Collect all lines containing the word "chart" from the data.
— start of Material provided —
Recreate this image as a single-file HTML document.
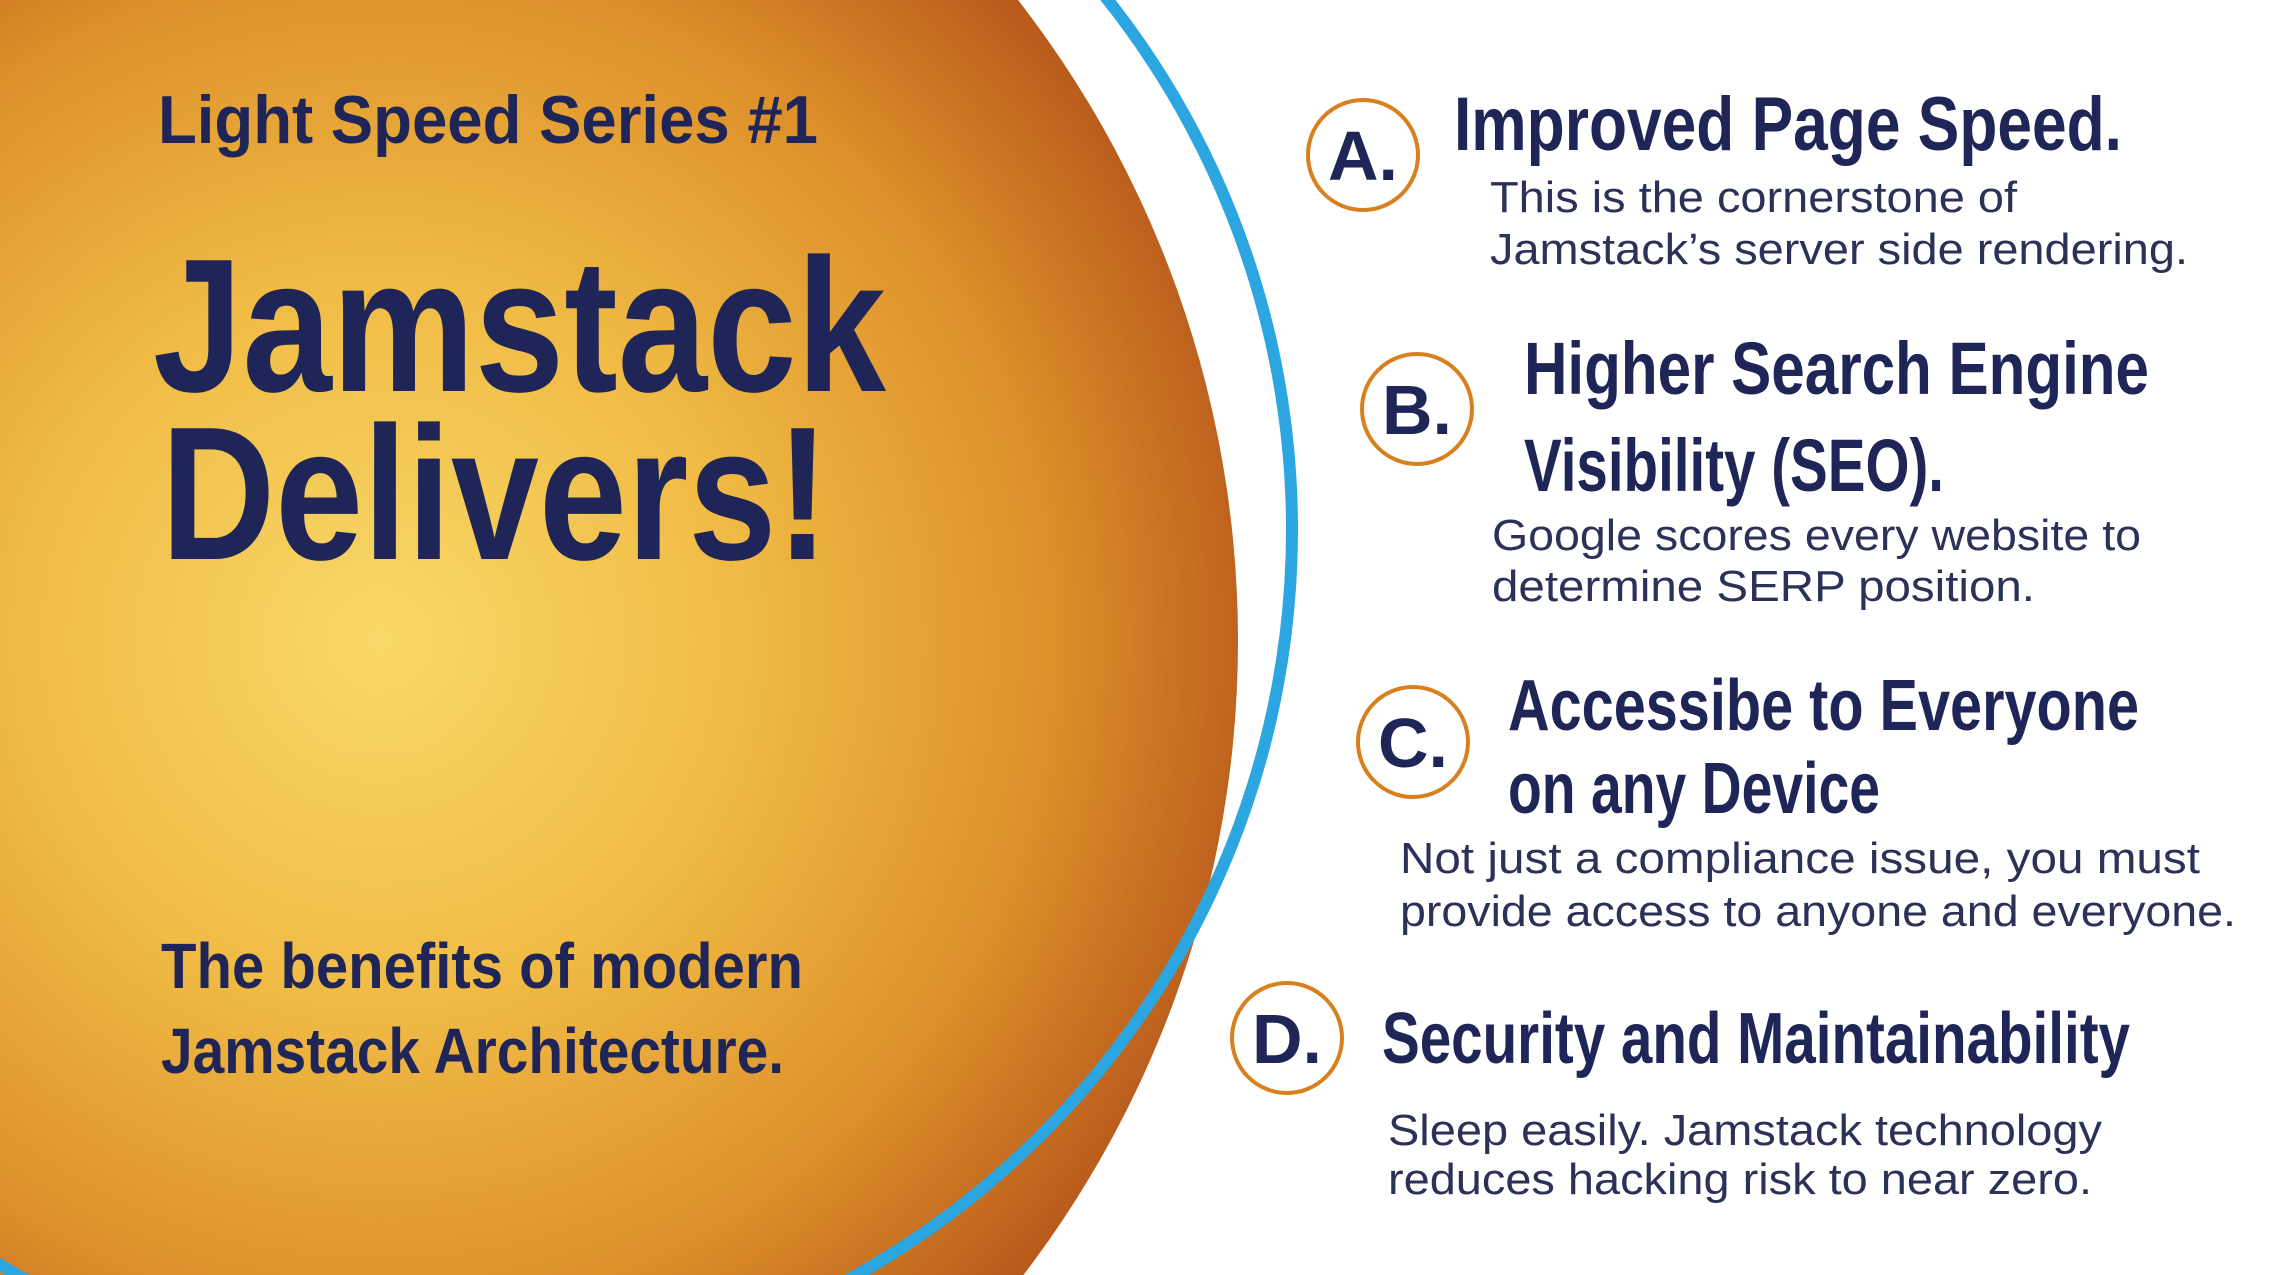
— end of Material provided —
— start of Material provided —
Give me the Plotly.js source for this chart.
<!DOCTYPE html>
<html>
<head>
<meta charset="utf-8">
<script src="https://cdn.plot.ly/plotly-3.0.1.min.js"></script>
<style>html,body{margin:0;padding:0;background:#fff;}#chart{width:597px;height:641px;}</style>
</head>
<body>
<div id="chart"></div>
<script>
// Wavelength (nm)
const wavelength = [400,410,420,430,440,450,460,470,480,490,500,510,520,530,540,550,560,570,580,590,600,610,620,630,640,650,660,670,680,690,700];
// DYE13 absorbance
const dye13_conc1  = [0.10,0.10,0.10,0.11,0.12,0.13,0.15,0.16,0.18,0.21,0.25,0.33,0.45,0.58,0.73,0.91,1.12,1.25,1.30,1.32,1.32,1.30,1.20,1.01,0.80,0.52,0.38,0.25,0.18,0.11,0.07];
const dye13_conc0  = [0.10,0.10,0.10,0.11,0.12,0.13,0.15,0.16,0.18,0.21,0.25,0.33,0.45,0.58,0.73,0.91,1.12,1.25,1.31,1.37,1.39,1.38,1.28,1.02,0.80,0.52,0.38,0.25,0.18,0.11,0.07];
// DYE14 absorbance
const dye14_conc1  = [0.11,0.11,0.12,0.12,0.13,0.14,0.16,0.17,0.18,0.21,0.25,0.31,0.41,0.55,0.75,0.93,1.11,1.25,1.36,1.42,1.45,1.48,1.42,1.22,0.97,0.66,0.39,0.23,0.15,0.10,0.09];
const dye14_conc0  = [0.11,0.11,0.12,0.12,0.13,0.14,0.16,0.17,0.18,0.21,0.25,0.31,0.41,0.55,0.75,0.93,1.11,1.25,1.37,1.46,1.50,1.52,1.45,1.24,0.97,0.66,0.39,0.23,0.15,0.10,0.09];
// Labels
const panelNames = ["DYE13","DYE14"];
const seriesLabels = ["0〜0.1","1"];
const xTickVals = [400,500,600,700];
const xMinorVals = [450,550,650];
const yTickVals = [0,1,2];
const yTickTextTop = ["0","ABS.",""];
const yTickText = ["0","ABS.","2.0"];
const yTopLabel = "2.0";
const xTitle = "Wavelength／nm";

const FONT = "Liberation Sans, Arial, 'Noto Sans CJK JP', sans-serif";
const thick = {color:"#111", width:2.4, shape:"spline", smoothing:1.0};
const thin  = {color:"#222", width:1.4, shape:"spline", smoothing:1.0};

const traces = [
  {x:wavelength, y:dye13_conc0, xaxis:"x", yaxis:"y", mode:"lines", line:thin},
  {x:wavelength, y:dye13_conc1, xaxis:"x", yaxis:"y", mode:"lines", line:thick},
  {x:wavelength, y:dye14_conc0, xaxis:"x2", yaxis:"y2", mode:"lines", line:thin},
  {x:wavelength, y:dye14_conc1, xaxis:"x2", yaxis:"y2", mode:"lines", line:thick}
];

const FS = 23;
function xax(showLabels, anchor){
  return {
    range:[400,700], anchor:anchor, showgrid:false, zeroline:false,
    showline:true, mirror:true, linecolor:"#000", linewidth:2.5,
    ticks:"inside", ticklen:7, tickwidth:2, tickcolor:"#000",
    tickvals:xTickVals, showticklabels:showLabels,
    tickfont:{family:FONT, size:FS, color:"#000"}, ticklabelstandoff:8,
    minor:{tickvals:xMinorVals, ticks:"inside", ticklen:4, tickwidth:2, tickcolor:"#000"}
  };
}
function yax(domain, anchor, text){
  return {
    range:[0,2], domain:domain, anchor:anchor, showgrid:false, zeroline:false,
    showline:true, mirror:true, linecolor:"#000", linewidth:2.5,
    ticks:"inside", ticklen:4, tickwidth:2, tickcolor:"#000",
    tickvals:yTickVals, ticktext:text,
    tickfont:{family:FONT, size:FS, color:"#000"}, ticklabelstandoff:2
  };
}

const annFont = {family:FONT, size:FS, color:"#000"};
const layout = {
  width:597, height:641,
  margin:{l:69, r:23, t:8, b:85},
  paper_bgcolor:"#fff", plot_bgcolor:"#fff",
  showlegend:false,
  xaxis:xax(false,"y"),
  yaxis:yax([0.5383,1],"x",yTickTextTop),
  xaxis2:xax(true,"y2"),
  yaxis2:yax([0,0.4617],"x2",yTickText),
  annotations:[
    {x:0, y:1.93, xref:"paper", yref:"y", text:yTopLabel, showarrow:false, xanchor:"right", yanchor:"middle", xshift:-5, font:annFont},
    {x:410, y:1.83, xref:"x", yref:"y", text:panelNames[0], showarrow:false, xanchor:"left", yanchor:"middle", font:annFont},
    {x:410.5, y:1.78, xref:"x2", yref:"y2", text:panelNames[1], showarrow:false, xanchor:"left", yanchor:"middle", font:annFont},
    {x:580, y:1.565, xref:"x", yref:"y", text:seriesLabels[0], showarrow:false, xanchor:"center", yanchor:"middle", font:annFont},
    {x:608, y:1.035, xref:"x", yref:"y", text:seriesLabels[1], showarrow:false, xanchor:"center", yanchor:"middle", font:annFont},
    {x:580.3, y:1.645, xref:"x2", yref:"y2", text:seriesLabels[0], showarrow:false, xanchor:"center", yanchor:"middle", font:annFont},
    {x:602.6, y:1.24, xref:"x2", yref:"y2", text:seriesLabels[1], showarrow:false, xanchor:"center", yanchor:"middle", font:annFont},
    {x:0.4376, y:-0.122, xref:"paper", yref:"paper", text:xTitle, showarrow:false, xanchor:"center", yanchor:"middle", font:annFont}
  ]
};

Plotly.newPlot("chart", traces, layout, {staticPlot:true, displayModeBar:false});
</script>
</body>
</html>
— end of Material provided —
- _Output below_
Give me the Plotly.js source for this chart.
<style>html,body{margin:0;padding:0;background:#fff;}#chart{width:597px;height:641px;}</style>
<div id="chart"></div>
Plotly.newPlot("chart", traces, layout, {staticPlot:true, displayModeBar:false});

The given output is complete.